I remember that Victoria and South Australia argued about where their border should be. That Victoria and New South Wales argued with all the other less populous States about whether matters should be decided by absolute majority or by the majority in each State. I remember that Western Australia fought with all the other States about seceding and that New Zealand considered joining.

But mostly I remember the completely over-the-top facial hair. As I recall those who didn’t sport massive, waist long, nineteenth-century beards had instead huge, Yosemite Sam sideburns and waxed moustaches, or, at the very least, out-of-control nose and ear hair. I remember that the eye brows seriously beetled. If they had been invented, these guys would have been wearing mullets.

For evidence, I submit the following pictures:

http://www.australiantales.com/images/sir-henry-parkes-australian-father-of-federation.jpg

http://www.aussiecurrency.com/membersfedconf.jpg

Possibly Australians might be more inclined towards revering these men if they weren’t so incredibly unattractive. Franklin, Washington, and their crew might not have been gods among men, but at least their features were not obscured by a forest of hair.

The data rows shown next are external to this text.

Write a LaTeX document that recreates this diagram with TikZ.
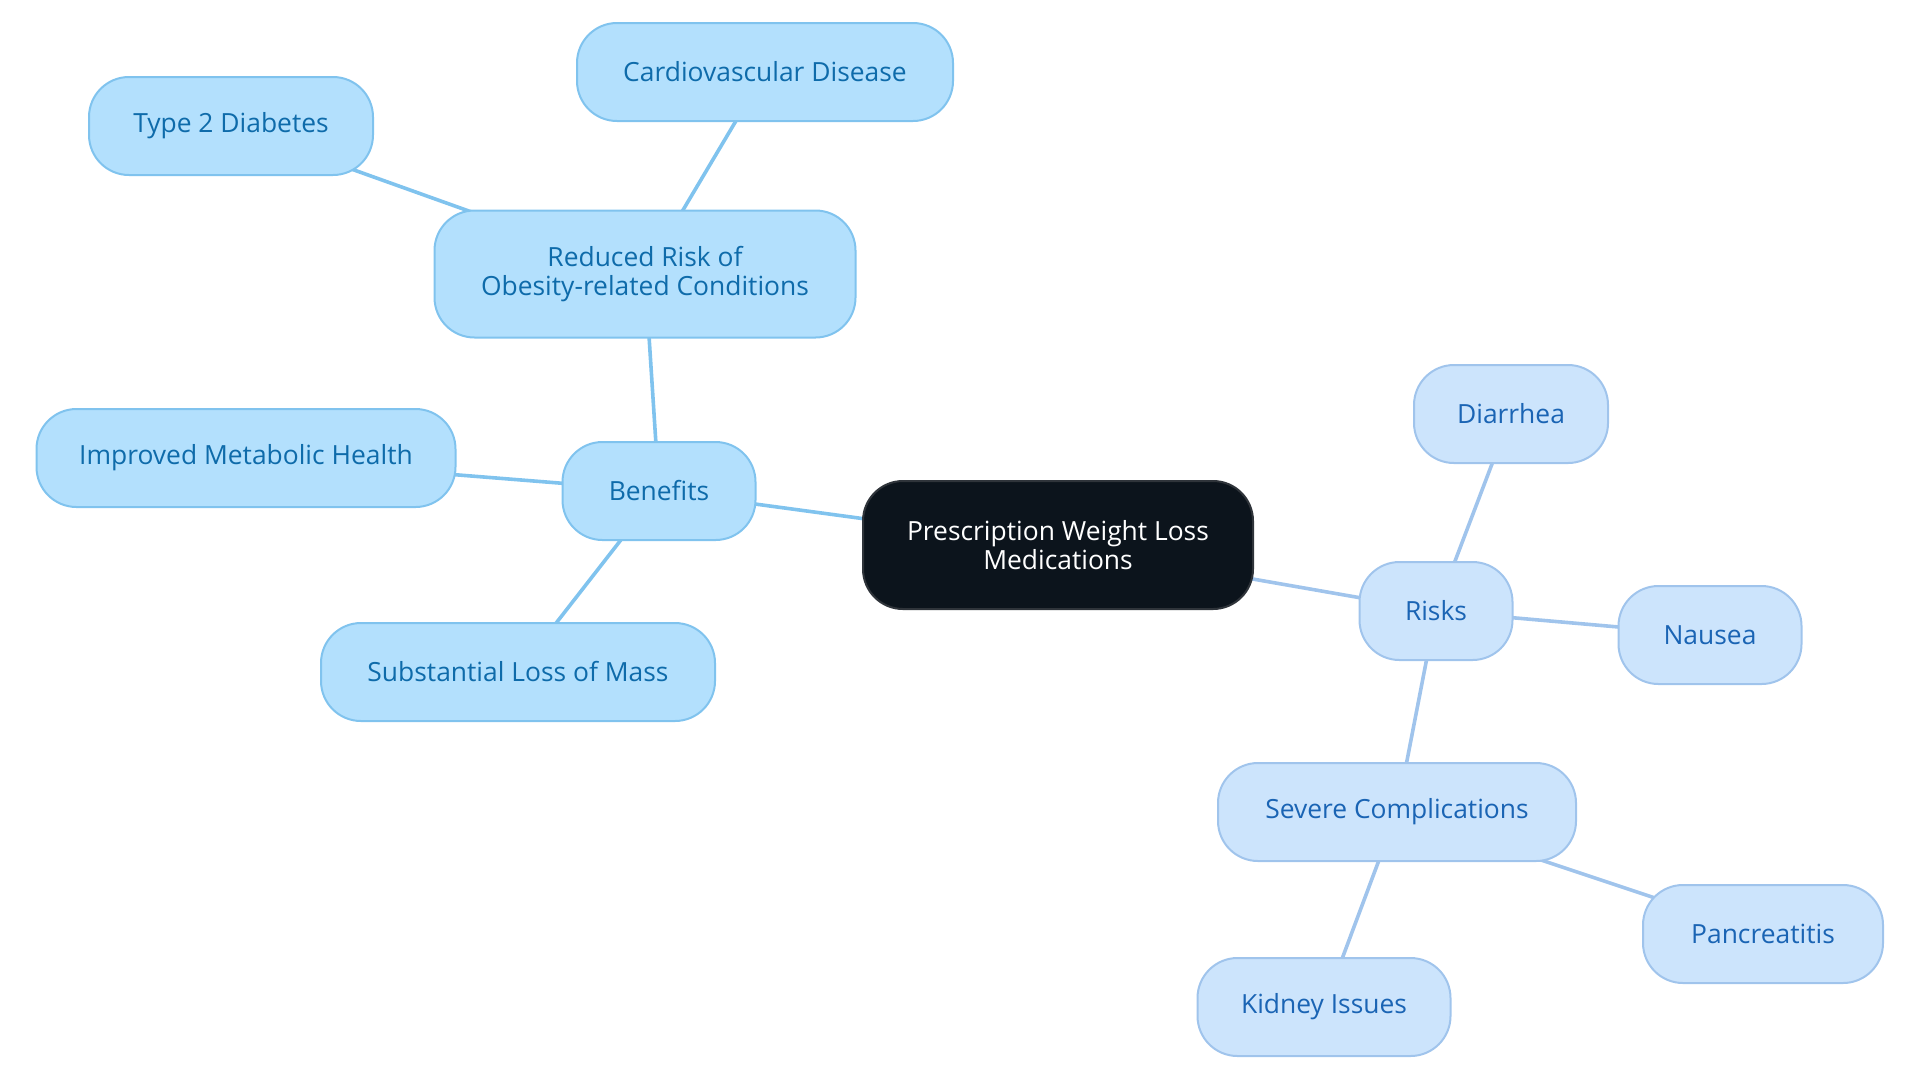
\documentclass[tikz,border=0pt]{standalone}
\usepackage{fontspec}
\setmainfont{Open Sans}
\usetikzlibrary{positioning,backgrounds}
\definecolor{benefill}{HTML}{B3E0FD}
\definecolor{benedraw}{HTML}{80C3EE}
\definecolor{benetext}{HTML}{0E6BAA}
\definecolor{riskfill}{HTML}{CCE4FC}
\definecolor{riskdraw}{HTML}{A0C4EC}
\definecolor{risktext}{HTML}{1A64B4}
\definecolor{rootfill}{HTML}{0C141C}
\tikzset{
    topic/.style={draw, line width=1pt, rounded corners=20pt, minimum height=49pt,
        align=center, inner sep=0pt, font=\fontsize{13.2}{14.7}\selectfont},
    benebox/.style={topic, fill=benefill, draw=benedraw, text=benetext},
    riskbox/.style={topic, fill=riskfill, draw=riskdraw, text=risktext},
    rootbox/.style={topic, fill=rootfill, draw=rootfill!70!gray, text=white},
    beneline/.style={draw=benedraw, line width=1.8pt},
    riskline/.style={draw=riskdraw, line width=1.8pt}
}
\begin{document}
\begin{tikzpicture}[x=0.5pt,y=-0.5pt]
        \useasboundingbox (0,0) rectangle (1920,1083);

        % Root
        \node[rootbox, minimum width=195pt, minimum height=64pt] (root) at (1058,545) {Prescription Weight Loss\\Medications};

        % Benefits branch
        \node[benebox, minimum width=96.5pt] (benefits) at (659,491) {Benefits};
        \node[benebox, minimum width=210.5pt, minimum height=63.5pt] (reduced) at (645,274) {Reduced Risk of\\Obesity-related Conditions};
        \node[benebox, minimum width=188pt] (cardio) at (765,72) {Cardiovascular Disease};
        \node[benebox, minimum width=142pt] (diabetes) at (231,126) {Type 2 Diabetes};
        \node[benebox, minimum width=209.5pt] (metabolic) at (246,458) {Improved Metabolic Health};
        \node[benebox, minimum width=197pt] (mass) at (518,672) {Substantial Loss of Mass};

        % Risks branch
        \node[riskbox, minimum width=76.5pt] (risks) at (1436,611) {Risks};
        \node[riskbox, minimum width=97pt] (diarrhea) at (1511,414) {Diarrhea};
        \node[riskbox, minimum width=91.5pt] (nausea) at (1710,635) {Nausea};
        \node[riskbox, minimum width=179pt] (severe) at (1397,812) {Severe Complications};
        \node[riskbox, minimum width=120pt] (pancreas) at (1763,934) {Pancreatitis};
        \node[riskbox, minimum width=126.5pt] (kidney) at (1324,1007) {Kidney Issues};

        % Connectors, centre to centre behind the boxes
        \begin{scope}[on background layer]
            \foreach \a/\b in {root/benefits, benefits/reduced, reduced/cardio,
                reduced/diabetes, benefits/metabolic, benefits/mass}
                \draw[beneline] (\a.center) -- (\b.center);
            \foreach \a/\b in {root/risks, risks/diarrhea, risks/nausea,
                risks/severe, severe/pancreas, severe/kidney}
                \draw[riskline] (\a.center) -- (\b.center);
        \end{scope}
\end{tikzpicture}
\end{document}
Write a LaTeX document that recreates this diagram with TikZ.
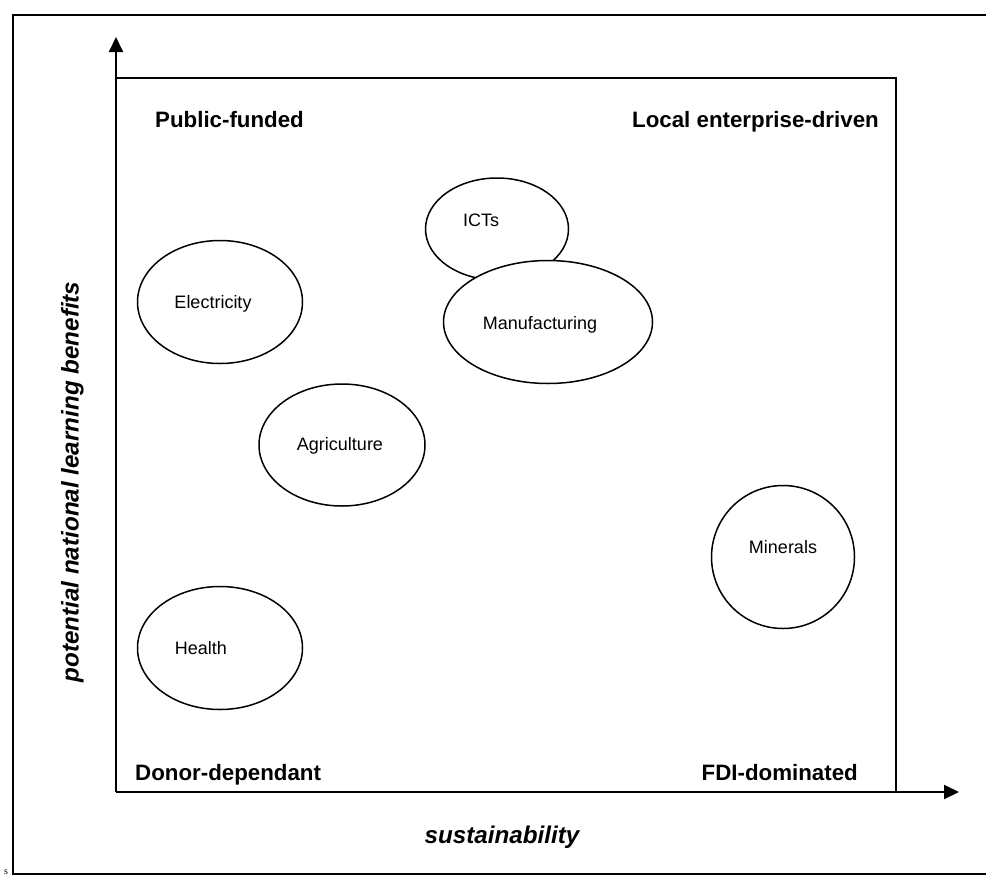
\documentclass[tikz,border=0pt]{standalone}
\usepackage{fontspec}
\setmainfont{Liberation Sans}
\newfontfamily\serifface{Liberation Serif}
\usetikzlibrary{shapes.geometric,arrows.meta}
\tikzset{
  bubble/.style={draw, line width=1.5pt, ellipse, inner sep=0pt},
  bubtext/.style={font=\fontsize{18}{20}\selectfont, text height=13pt, text depth=0pt, inner sep=0pt, anchor=center},
  quad/.style={font=\bfseries\fontsize{22.3}{26}\selectfont, text height=16pt, text depth=0pt, inner sep=0pt},
  axislabel/.style={font=\bfseries\itshape\fontsize{24.2}{28}\selectfont, text height=17.4pt, text depth=0pt, inner sep=0pt},
  axis/.style={line width=2pt, -{Triangle[length=15pt, width=14pt]}},
}
\begin{document}
\begin{tikzpicture}[x=1pt, y=-1pt]
\useasboundingbox (0,0) rectangle (986,876);
\begin{scope}
\clip (0,0) rectangle (986,876);
\draw[line width=1.5pt] (13,15) rectangle (995,874);
\end{scope}
% inner frame
\coordinate (O) at (116,792);
\coordinate (ytip) at (116,37);
\coordinate (xtip) at (959,792);
\coordinate (tl) at (116,78);
\coordinate (tr) at (896,78);
\coordinate (br) at (896,792);
\draw[line width=2pt] (tl) -- (tr) -- (br);
\draw[axis] (O) -- (ytip);
\draw[axis] (O) -- (xtip);
% quadrant labels
\node[quad, anchor=west] (pub) at (155,119) {Public-funded};
\node[quad, anchor=east] (loc) at (879,119) {Local enterprise-driven};
\node[quad, anchor=west] (don) at (135,772) {Donor-dependant};
\node[quad, anchor=east] (fdi) at (858,772) {FDI-dominated};
% axis labels
\node[axislabel] (xl) at (502,835) {sustainability};
\node[axislabel, rotate=90] (yl) at (70,482) {potential national learning benefits};
% bubbles
\node[bubble, minimum width=143pt, minimum height=102pt] (icte) at (497,229) {};
\node[bubtext] (ictt) at (481,220) {ICTs};
\node[bubble, fill=white, minimum width=209pt, minimum height=123pt] (mane) at (548,322) {};
\node[bubtext] (mant) at (540,323) {Manufacturing};
\node[bubble, minimum width=165pt, minimum height=123pt] (elee) at (220,302) {};
\node[bubtext] (elet) at (213,302) {Electricity};
\node[bubble, minimum width=166pt, minimum height=122pt] (agre) at (342,445) {};
\node[bubtext] (agrt) at (340,444) {Agriculture};
\node[bubble, minimum width=143pt, minimum height=143pt] (mine) at (783,557) {};
\node[bubtext] (mint) at (783,547) {Minerals};
\node[bubble, minimum width=165pt, minimum height=123pt] (heae) at (220,648) {};
\node[bubtext] (heat) at (201,648) {Health};
% stray glyph
\node[font=\serifface\fontsize{10}{12}\selectfont, inner sep=0pt, anchor=base] (s) at (6,874.5) {s};
\end{tikzpicture}
\end{document}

This is my hirsute theory of history.



Or you can click here for an abrupt change of tone into the serious.



As you can tell, I have enjoyed writing this mocking post, and of course it is easy to cherry pick the stupidest things that the most extreme people say and to laugh at them.

What I would say, in all seriousness, is that the strand of history I see being contested most often is the issue of race.

And in this sense Australia has a very similar problem. We even have a name for it – the history wars between ‘black armband history’ and ‘whitewash history’. This tension lies over whether we call it colonisation or invasion; whether we talk about the massacres and if we do whether we mention the massacres that continued well into the 20th century; whether we state that many women were raped or merely note that pastoralists often had two families; whether we see the Stolen Generation as attempted genocide; whether we mention that Apartheid was modelled on West Australian policies of the early 20th century; whether we mention that much of the country was opened up using unpaid Aboriginal labour – until the 1970s; whether we say that universal suffrage was introduced in 1901 or in the 1960s or, for local Government, in the 1980s; whether we say that we – the mass of middle class Australians – have benefited at the expense of the Aboriginal people whose land this was.

This debate flares up every time the history curriculum is reviewed, every time a popular work of history is written, every time a shock jock talks about Aboriginal people having too many entitlements.

I only watch American culture from the outside, but I would suggest that their own debates about race are underpinned by a similar anxiety.

Here ends the serious part.

Date: 2010-06-01 12:28 pm (UTC)
maharetr: Comic and movie images of Aisha's eyebrow ring (The Losers) (Default)
From: [personal profile] maharetr
whether we mention that Apartheid was modelled on West Australian policies of the early 20th century Gah! I didn't know that :( Do you have recommended sources where I could find out more?